Eating Squirrel Brains May Have Killed a Man After Contracting Mad Cow-Like Disease
OutdoorHub Reporters 10.18.18
Again, this sounds like the making of a scary Halloween movie, but it’s just another bizarre story that couldn’t have surfaced at a more appropriate time. . . A recently-uncovered medical case from 2015 may show that a man died after contracting a rare brain disease from eating squirrel brains. This would be the first instance in which the disorder was ever contracted in the United States.
The extremely rare brain disease – known as Creutzfeldt-Jakob disease – is caused by misfolding brain proteins called prions. When these proteins start to misfold, they cause a sort-of domino effect causing other nearby prions in the brain to misfold as well. This results in severe memory loss, dementia, psychosis, loss of coordination, and eventually death.

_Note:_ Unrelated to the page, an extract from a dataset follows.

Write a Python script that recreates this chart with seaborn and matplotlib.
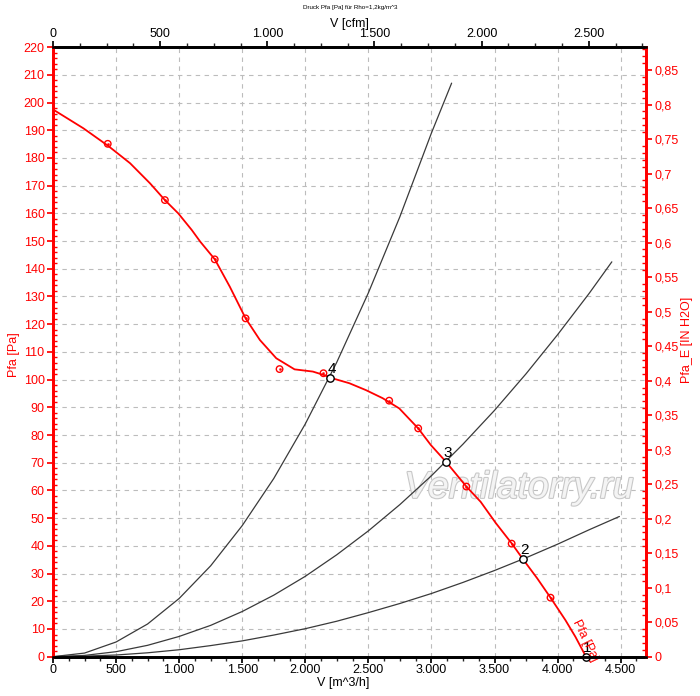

These zombie-like prions can also withstand radiation and chemicals such as formaldehyde!
The disease is contagious, however it’s a lot more complicated than contracting a cold from your sneezing co-worker. See, the prions cannot be spread through mucus or saliva, rather the most common way to get CJD from somebody else. . . is to eat them.
Obviously, CJD isn’t a common disease like the flu.

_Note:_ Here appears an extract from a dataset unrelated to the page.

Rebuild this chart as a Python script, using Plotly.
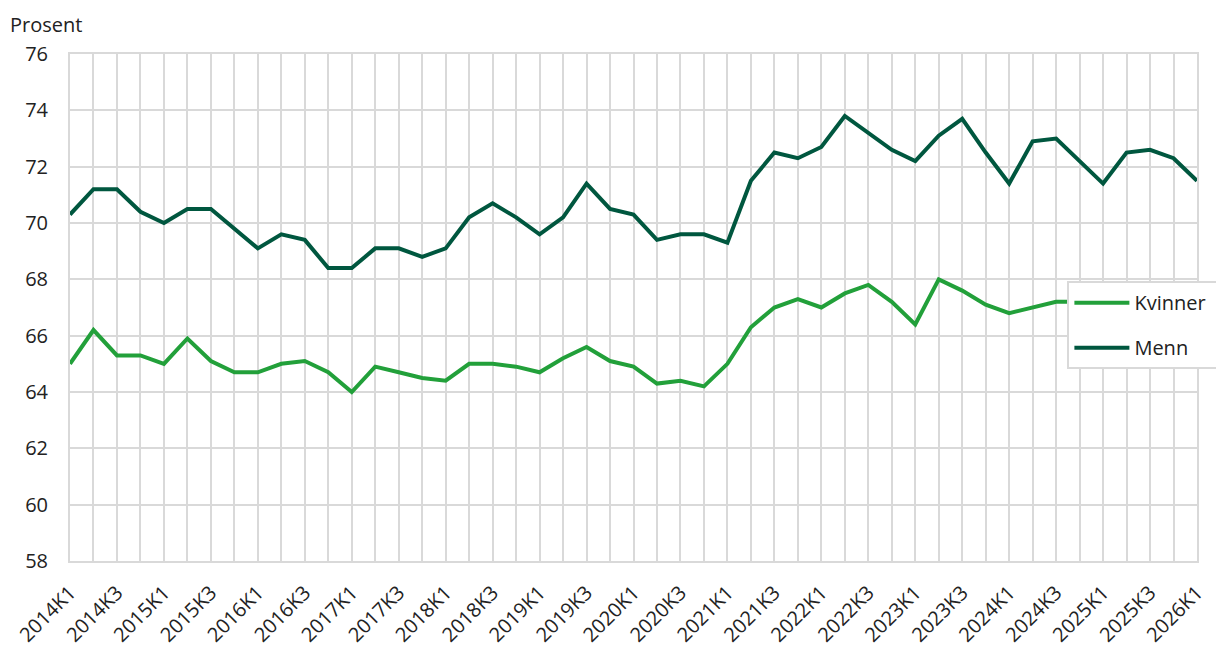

The last major epidemic involving the disease was recorded back in the 1950s when a remote tribe – the Fore people of Papua New Guinea – practiced a form of ritualistic cannibalism. Separately, an even rarer form of CJD, called ‘variant CJD,’ plagued the U.K. back in the 80s and 90s when people were unknowingly eating beef from cows who were infected with the bovine strain, more commonly known as mad cow disease.
The case from 2015 shows a 61-year-old man from Rochester, New York was admitted into a hospital after suffering chronic memory loss, deteriorating mental faculties, and muscle problems: all of which are symptoms of vCJD. Once the man’s brain scan results came back, researchers’ suspicions were confirmed, as the MRI results looked a lot like the other victims of vCJD.

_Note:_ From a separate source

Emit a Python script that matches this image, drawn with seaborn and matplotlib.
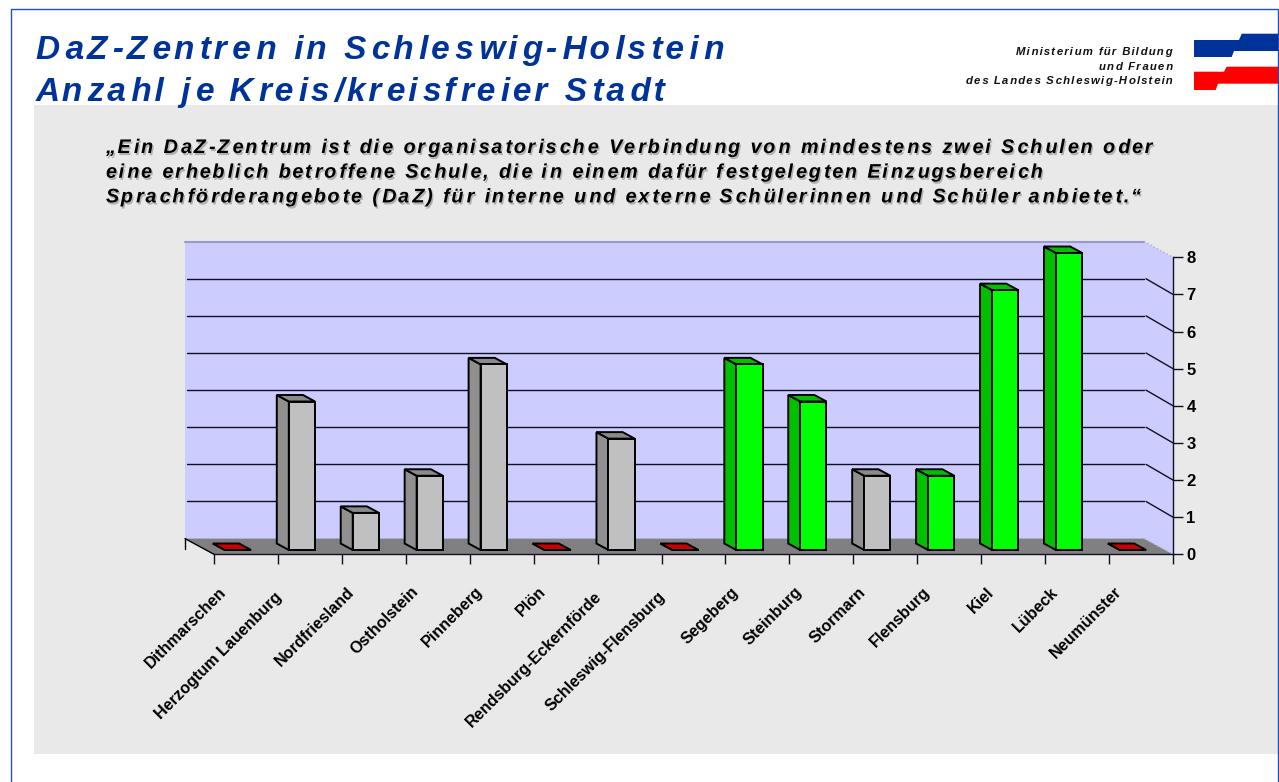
import matplotlib
matplotlib.use('Agg')
import matplotlib.pyplot as plt
import matplotlib.patheffects as pe
from matplotlib.patches import Polygon, Rectangle
from matplotlib.transforms import ScaledTranslation
import seaborn as sns

kreise = ['Dithmarschen', 'Herzogtum Lauenburg', 'Nordfriesland', 'Ostholstein', 'Pinneberg',
          'Plön', 'Rendsburg-Eckernförde', 'Schleswig-Flensburg', 'Segeberg', 'Steinburg',
          'Stormarn', 'Flensburg', 'Kiel', 'Lübeck', 'Neumünster']
anzahl = [0, 4, 1, 2, 5, 0, 3, 0, 5, 4, 2, 2, 7, 8, 0]
gruen = ['Segeberg', 'Steinburg', 'Flensburg', 'Kiel', 'Lübeck']
y_ticks = [0, 1, 2, 3, 4, 5, 6, 7, 8]

titel = ['DaZ-Zentren in Schleswig-Holstein', 'Anzahl je Kreis/kreisfreier Stadt']
zitat = ['„Ein DaZ-Zentrum ist die organisatorische Verbindung von mindestens zwei Schulen oder',
         'eine erheblich betroffene Schule, die in einem dafür festgelegten Einzugsbereich',
         'Sprachförderangebote (DaZ) für interne und externe Schülerinnen und Schüler anbietet.“']
ministerium = ['Ministerium für Bildung', 'und Frauen', 'des Landes Schleswig-Holstein']

W, H = 1279, 782
# pixel layout of the front plane of the chart
LEFT, RIGHT, Y0, Y8 = 214, 1173, 554.3, 257.3
PX_X = (RIGHT - LEFT) / 15
PX_Y = (Y0 - Y8) / 8


def fx(x):
    return x / W


def fy(y):
    return 1 - y / H


def spaced(s, n=1.0):
    # matplotlib has no letter spacing, hair spaces do the job (n = average per gap)
    out = ''
    done = 0
    for i, c in enumerate(s):
        out += c
        if i < len(s) - 1:
            k = round((i + 1) * n) - done
            out += '\u200a' * k
            done += k
    return out


sns.set_style('white')
plt.rcParams['font.family'] = ['Liberation Sans', 'DejaVu Sans']

fig = plt.figure(figsize=(W / 100, H / 100), dpi=100, facecolor='white')
ax = fig.add_axes([fx(LEFT), fy(Y0), (RIGHT - LEFT) / W, (Y0 - Y8) / H], zorder=5)
ax.patch.set_visible(False)

# page frame and grey panel
fig.add_artist(Rectangle((fx(34), fy(754)), 1, fy(105) - fy(754), transform=fig.transFigure,
                         fc='#E9E9E9', ec='none', zorder=-2))
fig.add_artist(Rectangle((fx(10.5), -0.1), fx(1278) - fx(10.5), fy(8.5) + 0.1, transform=fig.transFigure,
                         fc='none', ec='#1F50B8', lw=1, zorder=-1))

# logo
blau = [(1194, 40), (1239, 40), (1241.7, 33.7), (1278, 33.7), (1278, 51), (1234, 51), (1231.7, 57), (1194, 57)]
rot = [(1194, 71.7), (1224, 71.7), (1226.7, 66.7), (1278, 66.7), (1278, 83.7), (1218, 83.7), (1215.7, 90), (1194, 90)]
for pts, c in [(blau, '#003399'), (rot, '#FF0000')]:
    fig.add_artist(Polygon([(fx(a), fy(b)) for a, b in pts], transform=fig.transFigure, fc=c, ec='none'))

for i, (line, n) in enumerate(zip(titel, [1.55, 1.44])):
    fig.text(fx(36), fy(59 + i * 41.5), spaced(line, n), color='#003399', fontsize=24, fontweight='bold',
             fontstyle='italic', va='baseline')
for i, (line, n) in enumerate(zip(zitat, [1.47, 1.38, 1.44])):
    fig.text(fx(106), fy(153 + i * 24.7), spaced(line, n), color='black', fontsize=14.2, fontweight='bold',
             fontstyle='italic', va='baseline',
             path_effects=[pe.SimplePatchShadow(offset=(1, -1.5), shadow_rgbFace='#999999', alpha=0.7), pe.Normal()])
for i, line in enumerate(ministerium):
    fig.text(fx(1173), fy(55 + i * 14.5), spaced(line, 1.3), color='#111111', fontsize=8.2, fontweight='bold',
             fontstyle='italic', ha='right', va='baseline')

# offsets in data units
back_x, back_y = 29 / PX_X, 15.7 / PX_Y        # back wall
front_x, front_y = 8 / PX_X, 4.3 / PX_Y        # front face of the bars
deep_x, deep_y = 12 / PX_X, 6.5 / PX_Y         # depth of the bars

front_farben = {'grau': '#C0C0C0', 'gruen': '#00FF00', 'rot': '#CC0000'}
seite_farben = {'grau': '#909090', 'gruen': '#00C000', 'rot': '#CC0000'}
oben_farben = {'grau': '#8A8A8A', 'gruen': '#00C000', 'rot': '#CC0000'}
gruppe = ['rot' if v == 0 else 'gruen' if k in gruen else 'grau' for k, v in zip(kreise, anzahl)]

sns.barplot(x=kreise, y=anzahl, hue=kreise, palette=[front_farben[g] for g in gruppe], width=0.41,
            dodge=False, legend=False, edgecolor='black', linewidth=1.4, saturation=1, ax=ax, zorder=6)
ax.set_xlim(-0.5, 14.5)
ax.set_ylim(0, 8)

# walls, floor and grid
x0, x1 = -0.5, 14.5
ax.add_patch(Polygon([(x0 - back_x, back_y), (x1 - back_x, back_y), (x1 - back_x, 8 + back_y), (x0 - back_x, 8 + back_y)],
                     fc='#CCCCFF', ec='none', zorder=1, clip_on=False))
ax.add_patch(Polygon([(x1 - back_x, back_y), (x1, 0), (x1, 8), (x1 - back_x, 8 + back_y)],
                     fc='#CCCCFF', ec='none', zorder=1, clip_on=False))
ax.add_patch(Polygon([(x0 - back_x, back_y), (x1 - back_x, back_y), (x1, 0), (x0, 0)],
                     fc='#808080', ec='none', zorder=1.5, clip_on=False))
ax.plot([x0 - back_x, x1 - back_x], [8 + back_y, 8 + back_y], color='#9999CC', lw=1.5, zorder=2, clip_on=False)
ax.plot([x1 - back_x, x1], [8 + back_y, 8], color='#AAAADD', lw=1, ls=':', zorder=2, clip_on=False)
ax.plot([x1 - back_x, x1], [back_y, 0], color='#AAAADD', lw=1, ls=':', zorder=2, clip_on=False)
ax.plot([x0 - back_x, x0], [back_y, 0], color='black', lw=1, zorder=2, clip_on=False)
ax.plot([x0 - back_x, x0 - back_x], [back_y, back_y - 10 / PX_Y], color='black', lw=1, zorder=2, clip_on=False)
for v in y_ticks[1:-1]:
    ax.plot([x0 - back_x + 2 / PX_X, x1 - back_x], [v + back_y, v + back_y], color='#101020', lw=1, zorder=2, clip_on=False)
    ax.plot([x1 - back_x + 2 / PX_X, x1], [v + back_y, v], color='#101020', lw=1, zorder=2, clip_on=False)

# third dimension of the bars, taken from the bars seaborn drew
bars = [p for p in ax.patches if isinstance(p, Rectangle)]
bars = sorted([b for b in bars if b.get_width() < 1], key=lambda b: b.get_x() + b.get_width() / 2)
for bar, g in zip(bars, gruppe):
    bar.set_x(bar.get_x() - front_x)
    bar.set_y(front_y)
    bar.set_clip_on(False)
    l, r = bar.get_x(), bar.get_x() + bar.get_width()
    b, t = front_y, front_y + bar.get_height()
    ax.add_patch(Polygon([(l, b), (l, t), (l - deep_x, t + deep_y), (l - deep_x, b + deep_y)],
                         fc=seite_farben[g], ec='black', lw=1.4, zorder=5.5, clip_on=False))
    ax.add_patch(Polygon([(l, t), (r, t), (r - deep_x, t + deep_y), (l - deep_x, t + deep_y)],
                         fc=oben_farben[g], ec='black', lw=1.4, zorder=5.5, clip_on=False))

# axes
sns.despine(ax=ax, left=True, top=True, right=False, bottom=False)
for s in ['right', 'bottom']:
    ax.spines[s].set_linewidth(1)
    ax.spines[s].set_color('#101020')
    ax.spines[s].set_zorder(7)
ax.yaxis.tick_right()
ax.set_yticks(y_ticks, [str(v) for v in y_ticks], fontsize=12, fontweight='bold', color='black')
ax.tick_params(axis='y', length=7.2, width=1, color='#101020', pad=2.5, right=True, left=False)
ax.set_xticks([v + 0.5 for v in range(-1, 15)], minor=True)
ax.tick_params(axis='x', which='minor', length=7.2, width=1, color='#101020', bottom=True)
ax.set_xticks(range(len(kreise)), kreise, fontsize=11.6, fontweight='bold', color='black', rotation=45,
              ha='right', rotation_mode='anchor')
ax.tick_params(axis='x', which='major', length=0, pad=21.5)
for lab in ax.get_xticklabels():
    # the long names sit a bit lower in the original
    lang = len(lab.get_text()) >= 19
    shift = ScaledTranslation(-0.36 if lang else -0.27, -0.05 if lang else 0, fig.dpi_scale_trans)
    lab.set_transform(lab.get_transform() + shift)
ax.set_xlabel('')
ax.set_ylabel('')

fig.savefig('out.png', dpi=100)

So the question quickly became: How the heck did this man contract a rare disease such as vCJD in the first place?
The answer apparently revealed itself in his hunting habits. The man apparently loved squirrel hunting, and according to the report has ate squirrel brains at least once before. Therein lies the answer. At least potentially, as it’s possible the man ate the brain of at least one squirrel with a prion disease, leaving him infected. Of course, no one ate that man’s brains, so there’s no risk of him spreading the disease further.
However, this means that hunters – namely squirrel connoisseurs – could possibly be more at risk for CJD than previously believed.
I know, pretty dreary news. But on the bright side, you can avoid CJD by just not eating squirrel brains.